Biden restricted travel from South Africa, Botswana, Zimbabwe, Namibia, Lesotho, Eswatini, Mozambique, and Malawi. Angry South Africans complained their country was not the source of the outbreak, so they were being ostracized and punished for their hard work in identifying the Omicron strain. 

On Tuesday, Dutch health officials confirmed the Omicron variant appears to have been spreading in Europe for a week before the first cases were identified in travelers from South Africa.

Other southern African leaders said the travel bans against their countries were founded in racism or “Afrophobia,” accusing Biden of seeking to distract from the failure of his own policies by using Africans as handy scapegoats. U.N. Secretary-General Guterres’ remarks on Wednesday echoed these criticisms.

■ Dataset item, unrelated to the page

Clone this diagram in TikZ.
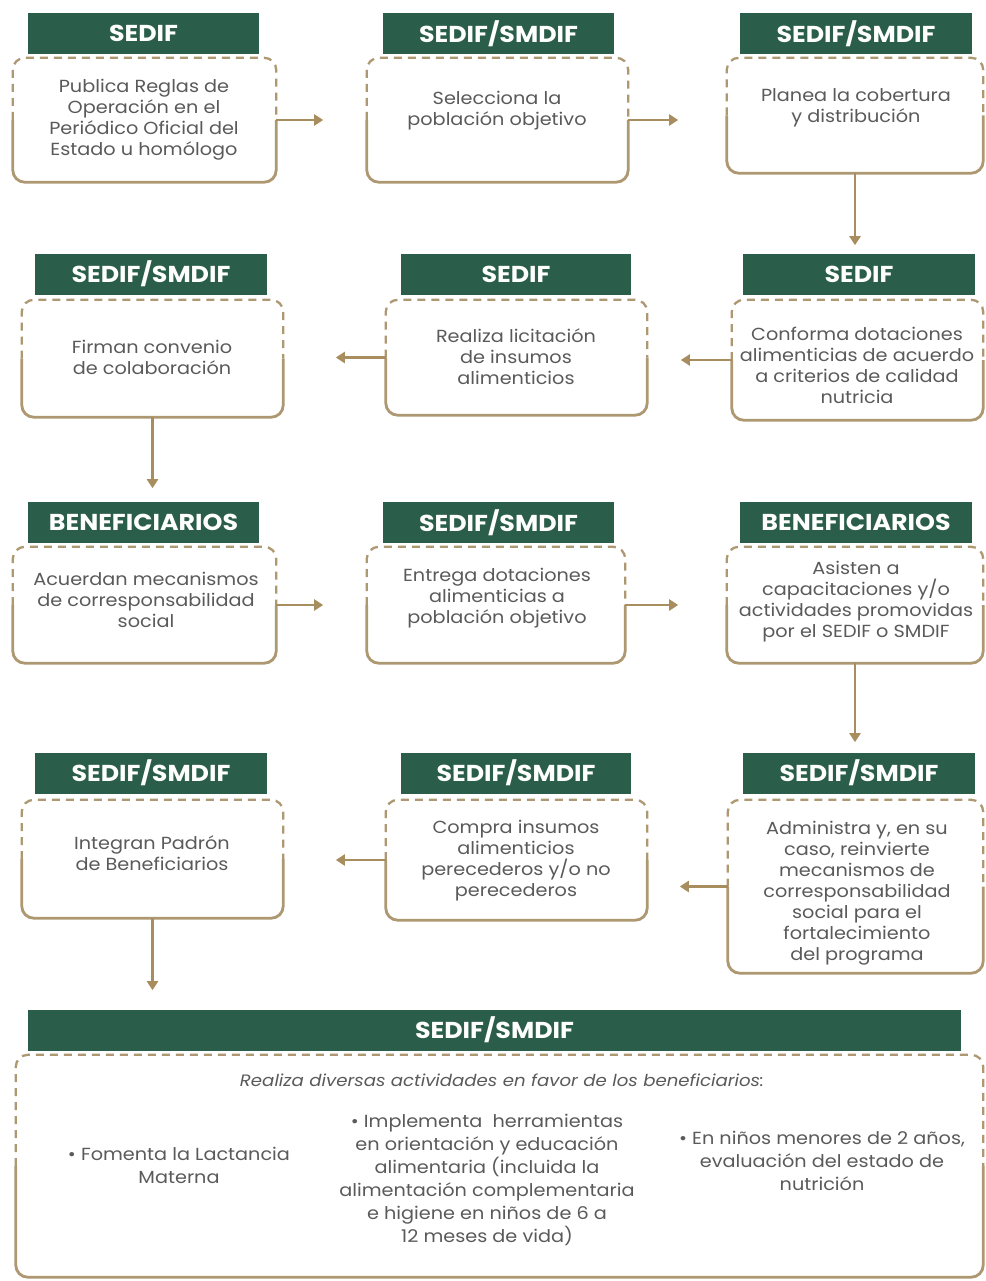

World Health Organization (W.H.O.) Director-General Tedros Adhanom Ghebreyesus said on Wednesday it was “deeply concerning” to see South Africa and Botswana, which also did important work on the Omicron variant, “penalized by others for doing the right thing.”

“Blanket travel bans will not prevent the international spread of Omicron, and they place a heavy burden on lives and livelihoods,” he said.

It should be noted that several other African nations have imposed restrictions on travel from South Africa, Botswana, and the other southern African countries listed in the Biden ban, including Morocco, Angola, Rwanda, and Mauritius.